The amount of damage relief sought by the City before the arbitration panel and originally in district court is illuminating. The City requested the very same amount of damages against Minn-Kota and TKDA together in its original complaint as it did against only Minn-Kota in its arbitration counterclaim. It was only after the arbitrators' award was finalized that the City amended its complaint, asserting additional claims of liability against TKDA, and increasing its request for damages.


The City's delineation of its entitlement to damages in its pre-arbitration brief is also noteworthy. The City states that it "has been directly damaged by having to replace the totally defective system provided by Minn-Kota." The City argues that it "is entitled to recovery of the cost of replacement" in that the "sewer system constructed by Minn-Kota is totally useless." The City further stated that:


The City has been damaged by Minn-Kota's breach of the contract and is entitled to be restored to the position it would have been in had Minn-Kota fulfilled its contractual obligations. The City is entitled to recover the cost of replacing the useless sewer system built by Minn-Kota with a functioning system, plus the increased maintenance costs associated with the replacement sewer system. The City is also entitled to liquidated damages as provided for the contract and interest thereon.

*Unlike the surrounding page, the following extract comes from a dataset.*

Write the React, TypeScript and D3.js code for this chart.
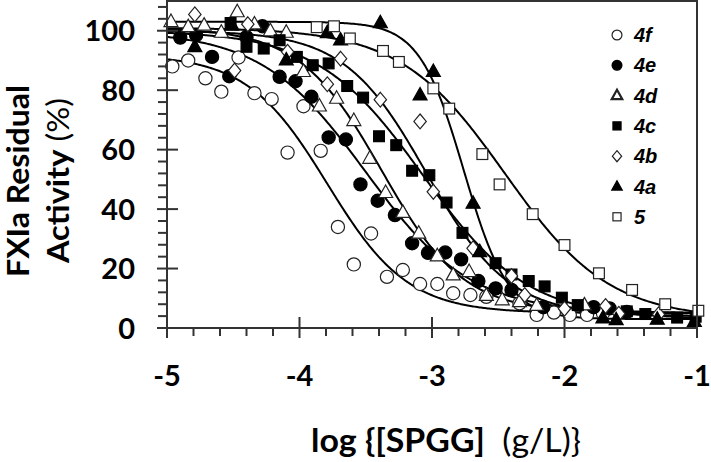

Record at 150-151. In sum, the City argues in its brief that Minn-Kota is liable for the total replacement of the sewer system by the improper construction of the project. No where in the City's statement is it apparent that the City is reserving a demand for damage relief as a result of any special liability or blame attributed to TKDA. Whether Minn-Kota plainly did not build the sewer line according to the specifications, or whether TKDA's careless supervision allowed Minn-Kota to stray from the specifications need not be separated out at this point. The end result and the damage sought are the same.


The arbitrators' award very specifically indicated that its damage calculation reflected the amount of damages each party was entitled to receive for its particular claim.1 Of importance is the fact that the City of Bismarck has been fully compensated for the harm done to it from the poor construction of the sewer system. We therefore find that the determination of damages awarded in the arbitration proceeding for faulty construction involved the same damages sought in the City's claims against TKDA for negligent inspection and supervision.


We also conclude that the City had a full and fair opportunity in the arbitration proceedings to litigate the amount of damages resulting from the faulty construction of the sewer project. During the two week hearing, extensive testimony and documentation was presented. TKDA allowed access to its records; its project engineer, Jim Skaret, testified at the hearings on behalf of the City. The question of the damage suffered by the City for the defective sewer line has been fully heard. There is nothing left after the disposal of that issue; other special assertions regarding negligent design have already been dismissed.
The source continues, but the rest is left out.